Le coaching n’est-il pas un moyen d’accentuer la pression de l’entreprise sur les individus ?

Une critique formulée à l’encontre du coaching consiste à dénoncer dans celui-ci, derrière le paravent de la relation d’aide, une forme d’individualisation du contrôle social, visant à mieux aligner les collaborateurs de l’entreprise sur des modèles comportementaux. De fait, l’essor du coaching professionnel coïncide avec le développement de politiques de management qui répercutent sur l’ensemble des salariés pris individuellement, et pas seulement sur les managers, une injonction à « s’engager » toujours davantage au nom de la performance, de la productivité, de la rentabilité. Face aux pressions, obstacles et difficultés de toutes sortes rencontrées dans la réalité du travail quotidien, il permettrait de soutenir les efforts démesurés exigés de la part des individus. Tirant parti de l’envie des personnes de trouver dans le travail, au-delà même des besoins d’appartenance et de reconnaissance, la satisfaction d’un besoin « d’accomplissement de soi » dans la réussite de leur vie professionnelle¹, l’accompagnement personnalisé aurait ainsi vocation à rendre supportable des situations qui ne le sont pas. D’autres critiques reprochent au coaching de prétendre apporter des réponses individuelles à des dysfonctionnements ou des problèmes qui sont organisationnels. Il acclimaterait l’idée selon laquelle la performance ne repose que sur les épaules des personnes, indépendamment de l’organisation du travail. Et il contribuerait à accentuer la pression sur les salariés en faisant d’eux les seuls responsables de leur performance, alors même que l’entreprise, mal adaptée à la gestion du changement, exige d’eux des résultats qu’elle les empêche de fournir… Pour reprendre les mots de François Délivré, « les cyniques diront que c’est un moyen sophistiqué que les employeurs ont trouvé pour obtenir encore plus de leur personnel, les marxistes diront que c’est le stade ultime de l’aliénation² » !
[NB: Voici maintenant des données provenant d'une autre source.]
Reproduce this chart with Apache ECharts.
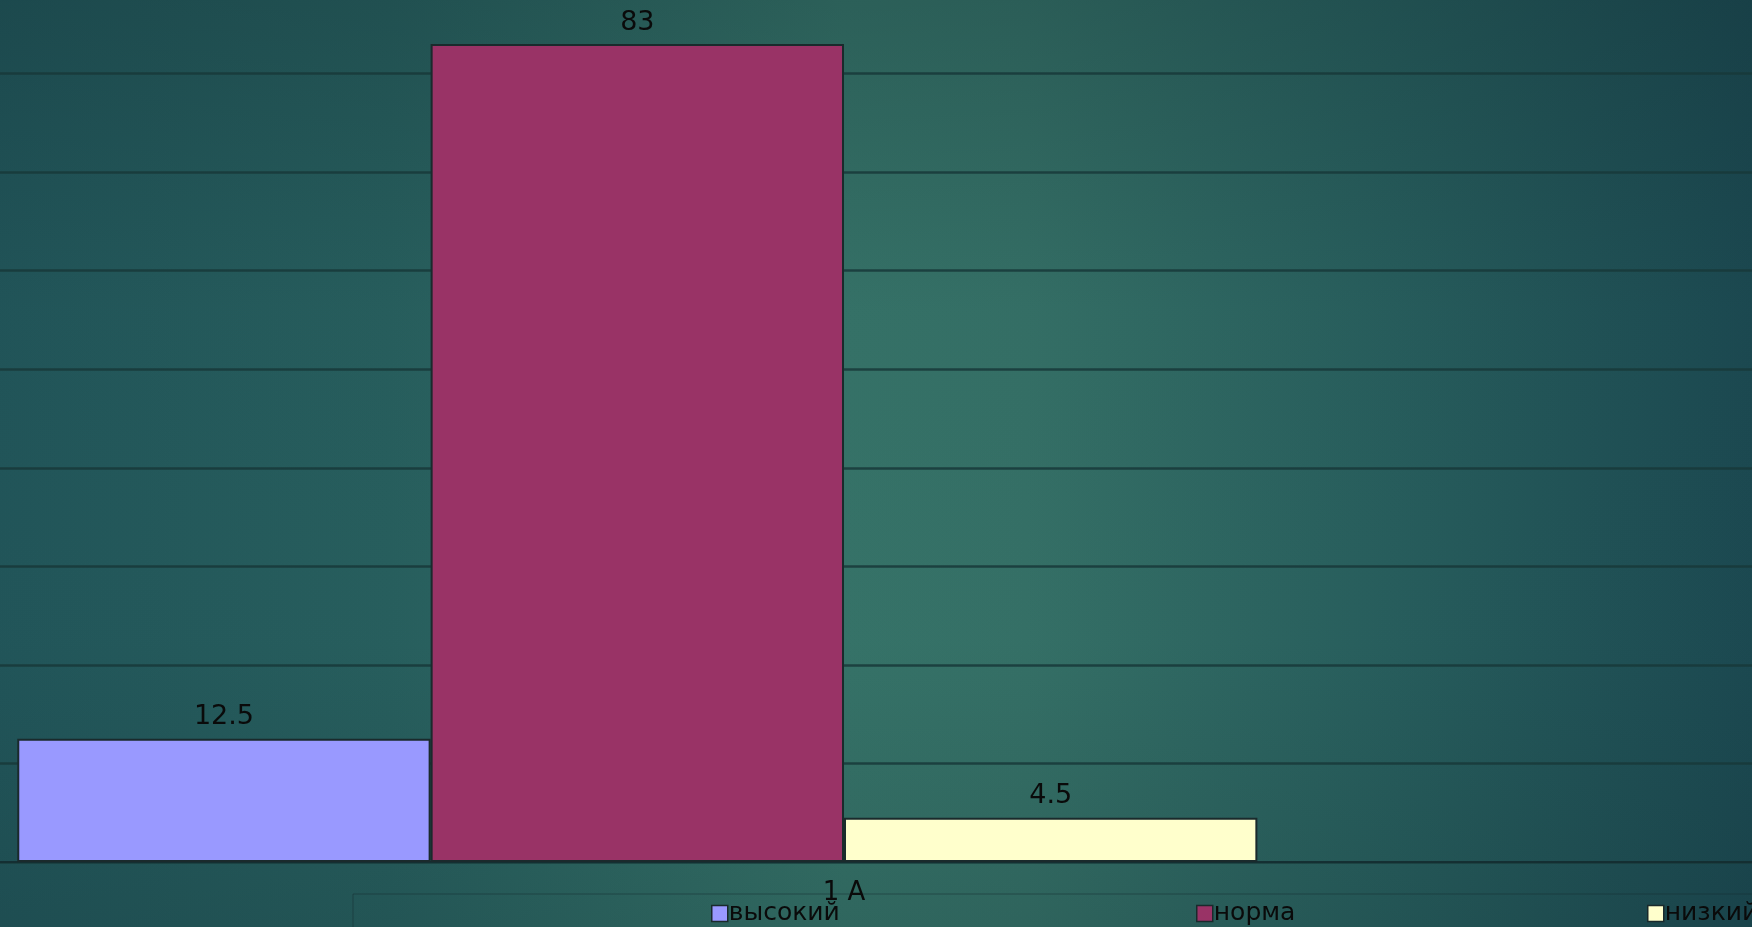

  Ces critiques ne peuvent être balayées d’un simple revers de main. Cependant tout ce livre et toute mon expérience du coaching montrent qu’il s’agit là d’une vision, au mieux, éminemment réductrice du coaching. La montée de la demande d’accompagnement en milieu professionnel ne reflète pas qu’un impératif de performance. Elle traduit avant tout la dissolution des repères traditionnels de l’entreprise, la complexification des processus et des enjeux, l’éclatement des systèmes hiérarchiques traditionnels, la généralisation de la relation de service et le développement continu de la dimension relationnelle du travail, qui expliquent un besoin croissant de parler, d’échanger, de prendre un recul réflexif, de se placer en position « méta », pour trouver les moyens de continuer à bien faire « son boulot ». Ce faisant, le coaching ne se substitue en aucune manière à l’indispensable dialogue collectif au sein de l’entreprise. Le fait de renvoyer chaque acteur à une instance subjective personnelle de changement, n’évacue en rien la nécessité politique et sociale d’une réflexion sur le management et l’organisation du travail. Le coaching lui-même implique l’organisation dans le processus de changement, il pose le principe que le prescripteur, en tant que représentant de l’institution, fait lui aussi partie de la solution du problème.

  Au-delà de tout ce que je viens de dire, le coaching professionnel prend le sens d’un acte de confiance dans l’humain. L’entreprise qui investit dans le coaching parie sur la capacité des salariés à se transformer, non pas en robots mécanisés, en purs objets de production, mais au contraire en sujet libre et responsable, apte à exprimer leurs visions, leurs doutes et leurs besoins, leurs talents et leurs limites, dans un projet de coopération. Certes, la personne coachée, investit du temps afin de progresser pour l’entreprise, mais elle investit aussi et d’abord ce temps pour elle-même, et c’est en trouvant ainsi des ressources pour mieux se réaliser qu’elle devient acteur d’un processus d’amélioration du système de communication et de pilotage de l’entreprise et, partant, de sa performance globale. Le travail visant à développer des « champions » est par nature ambigu. Il peut être mis au service de pouvoirs, d’intérêts particuliers, d’égoïsmes. Individuels ou collectifs. Je suis néanmoins convaincu que cette ambiguïté peut être assumée et dépassée si elle est mise au service de l’être humain et de valeurs constituant une certaine transcendance, transcendance sans laquelle il n’y a pas de solidarité possible, donc pas de construction humaine durable.

¹. Ces différents registres forment les cinq niveaux de la fameuse « pyramide des besoins », définie par A. H. Maslow il y a plus de cinquante ans.

². F. Délivré « que penser du coaching ? », in La Jaune Et La Rouge, revue de l’Amicale des anciens élèves de l’École polytechnique, octobre 1999.